Il tempo della rivolta

 

Angelo Giubileo

(Avvocato – Scrittore)

E’ questo il titolo dell’ultimo libro di Donatella Di Cesare, docente di Filosofia teoretica all’Università “Sapienza” di Roma, “tra le voci filosofiche più presenti nel dibattito pubblico sia accademico sia mediatico” (Bollati Boringhieri 2020).

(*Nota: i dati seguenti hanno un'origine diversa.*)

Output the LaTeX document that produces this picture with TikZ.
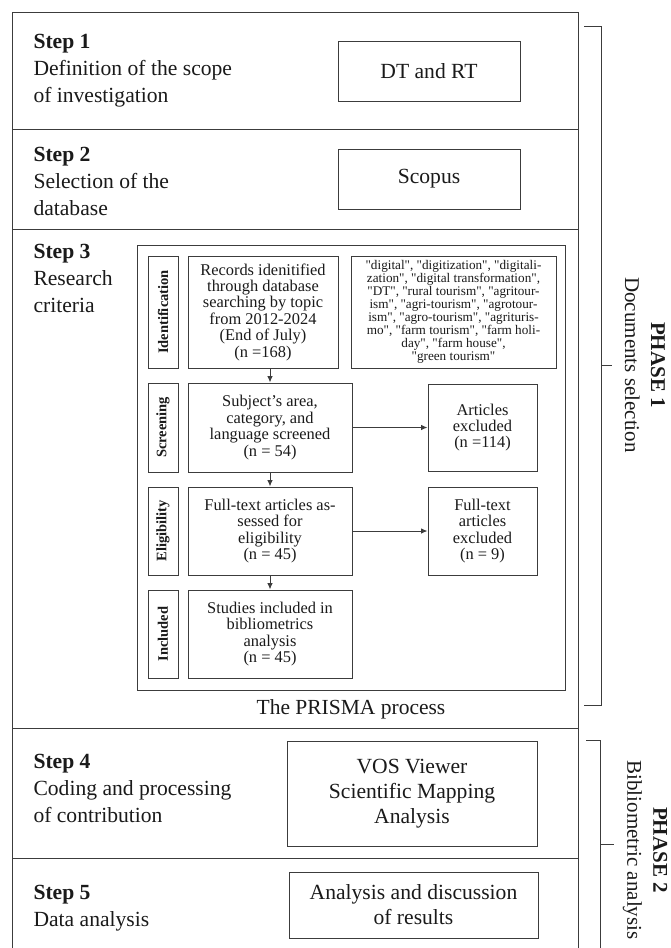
\documentclass[tikz,border=0pt]{standalone}
\usepackage{fontspec}
\setmainfont{Liberation Serif}
\newfontfamily\kwfont{Liberation Serif}% no TeX mapping: keeps straight quotes
\usetikzlibrary{arrows.meta, positioning}
\definecolor{frame}{HTML}{3C3C3C}
\definecolor{ink}{HTML}{1A1A1A}

\begin{document}
\begin{tikzpicture}[x=1pt, y=-1pt, >={Latex[length=6.5pt, width=5.5pt]}, line width=1pt,
  tool/.style={draw=frame, text=ink, font=\fontsize{21.6}{25}\selectfont, align=center, inner sep=1pt},
  flow/.style={draw=frame, text=ink, font=\fontsize{16.4}{16.4}\selectfont, align=center, inner sep=1pt},
  tag/.style={draw=frame, text=ink, font=\fontsize{14.5}{16}\selectfont\bfseries, rotate=90,
    inner sep=1pt, minimum height=30pt},
  steptext/.style={text=ink, font=\fontsize{21.6}{27}\selectfont, align=left, anchor=west, inner sep=0pt},
  phase/.style={text=ink, font=\fontsize{21}{26}\selectfont, align=center, rotate=-90, inner sep=0pt}]

% Background / page size (1 unit = 1 px of the 670x948 sheet)
\fill[white] (0,0) rectangle (670,948);
\useasboundingbox (0,0) rectangle (670,948);

% ================================================================
% Outer frame with the five step rows (open at the bottom)
% ================================================================
\draw[frame] (12,948) -- (12,12) -- (578,12) -- (578,948);
\foreach \yy in {129, 229, 728, 858} {
  \draw[frame] (12,\yy) -- (578,\yy);
}

% Step captions (left column)
\node[steptext] (st1) at (33,71) {\textbf{Step 1}\\Definition of the scope\\of investigation};
\node[steptext] (st2) at (33,181) {\textbf{Step 2}\\Selection of the\\database};
\node[steptext] (st3) at (33,278) {\textbf{Step 3}\\Research\\criteria};
\node[steptext] (st4) at (33,788) {\textbf{Step 4}\\Coding and processing\\of contribution};
\node[steptext] (st5) at (33,908) {\textbf{Step 5}\\Data analysis};

% Tool boxes (right column)
\node[tool, minimum width=182pt, minimum height=60pt] (dtrt) at (429,71) {DT and RT};
\node[tool, minimum width=182pt, minimum height=60pt] (scopus) at (429,179) {Scopus};
\node[tool, minimum width=250pt, minimum height=105pt] (vos) at (412,793.5)
  {VOS Viewer\\Scientific Mapping\\Analysis};
\node[tool, minimum width=249pt, minimum height=66pt] (disc) at (413.5,905)
  {Analysis and discussion\\of results};

% ================================================================
% PRISMA block inside step 3
% ================================================================
\draw[frame] (137,245) rectangle (565,690);
\node[text=ink, font=\fontsize{21.5}{24}\selectfont] (prisma) at (351,709) {The PRISMA process};

% stage tags (x 148..178)
\node[tag, minimum width=112pt] (tagid) at (163,312) {Identification};
\node[tag, minimum width=89pt] (tagscr) at (163,427.5) {Screening};
\node[tag, minimum width=88pt] (tagelg) at (163,531) {Eligibility};
\node[tag, minimum width=88pt] (taginc) at (163,634) {Included};

% main flow boxes
\node[flow, minimum width=150pt, minimum height=112pt] (rec) at (263,312)
  {Records idenitified\\through database\\searching by topic\\from 2012-2024\\(End of July)\\(n =168)};
\node[flow, minimum width=205pt, minimum height=112pt, font=\kwfont\fontsize{13.2}{13}\selectfont] (kw) at (453.5,312)
  {"digital", "digitization", "digitali-\\zation", "digital transformation",\\"DT", "rural tourism", "agritour-\\ism", "agri-tourism", "agrotour-\\ism", "agro-tourism", "agrituris-\\mo", "farm tourism", "farm holi-\\day", "farm house",\\"green tourism"};
\node[flow, minimum width=164pt, minimum height=89pt] (scr) at (270,427.5)
  {Subject's area,\\category, and\\language screened\\(n = 54)};
\node[flow, minimum width=109pt, minimum height=87pt] (exc1) at (482.5,427.5)
  {Articles\\excluded\\(n =114)};
\node[flow, minimum width=164pt, minimum height=88pt] (elg) at (270,531)
  {Full-text articles as-\\sessed for\\eligibility\\(n = 45)};
\node[flow, minimum width=109pt, minimum height=88pt] (exc2) at (482.5,531)
  {Full-text\\articles\\excluded\\(n = 9)};
\node[flow, minimum width=164pt, minimum height=88pt] (inc) at (270,634)
  {Studies included in\\bibliometrics\\analysis\\(n = 45)};

% connectors
\draw[->, frame] (rec.south -| scr.north) -- (scr.north);
\draw[->, frame] (scr) -- (exc1);
\draw[->, frame] (scr) -- (elg);
\draw[->, frame] (elg) -- (exc2);
\draw[->, frame] (elg) -- (inc);

% ================================================================
% Phase brackets (right margin)
% ================================================================
\draw[frame] (584,26) -- (601,26) -- (601,705) -- (584,705);
\draw[frame] (601,365) -- (612,365);
\node[phase] (ph1) at (645,365) {\textbf{PHASE 1}\\Documents selection};

\draw[frame] (586,740) -- (600,740) -- (600,948);
\draw[frame] (600,844) -- (614,844);
\node[phase] (ph2) at (645,850) {\textbf{PHASE 2}\\Bibliometric analysis};

\end{tikzpicture}
\end{document}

Molto brevemente: la Di Cesare sostiene che gli Stati nell’attualità operano spesso al fine di restringere al proprio interno, mediante le forze di polizia, lo “spazio politico”; che resta così precluso ai migranti, agli invisibili e a tutti coloro che restano “fuori”. In definitiva, occorrerebbe quindi riconoscere e allargare lo “spazio politico”, dato che “la politica non può essere circoscritta alle mura della polis (…) (ovvero) in quella partizione della città che, già dall’esame platonico, si rivela la giustizia stessa”. Ma, non è proprio così.

Per i classici greci, la politica è solo un’arte o una tecnica che, servendosi del metodo della dialettica, assolva alla funzione di trovare risoluzioni alle questioni pratiche che concernono il governo della polis. Assolutamente nulla a che fare con le questioni di “giustizia” e di “verità” stesse – inerenti all’ “ordine naturale” e non “politico” – di cui “il primo Platone” (non quello del Timeo) dà ancora testimonianza nel dialogo del Politico, erede dell’umana e sempiterna Tradizione Accademica che – dice Aristotele nella Metafisica (1074b; 1448b, 20) – risale ai “nostri più antichi progenitori”.

Così che il tempo della rivolta rappresenta piuttosto lo spazio e il tempo di tutti coloro che non sono più disposti a subire “ingiustizie” e “falsità” da parte di quelle che vengono etichettate come attuali élites di governo, succedute nella modernità al ruolo e alla funzione svolta dal più antico sovrano o monarca (che deriva dall’attributo greco “mònos” che sta per solo + il sostantivo “archos” che sta per principe; ma considerato anche che la radice “arch” con la desinenza “è” e quindi il sostantivo “archè” sta per inizio).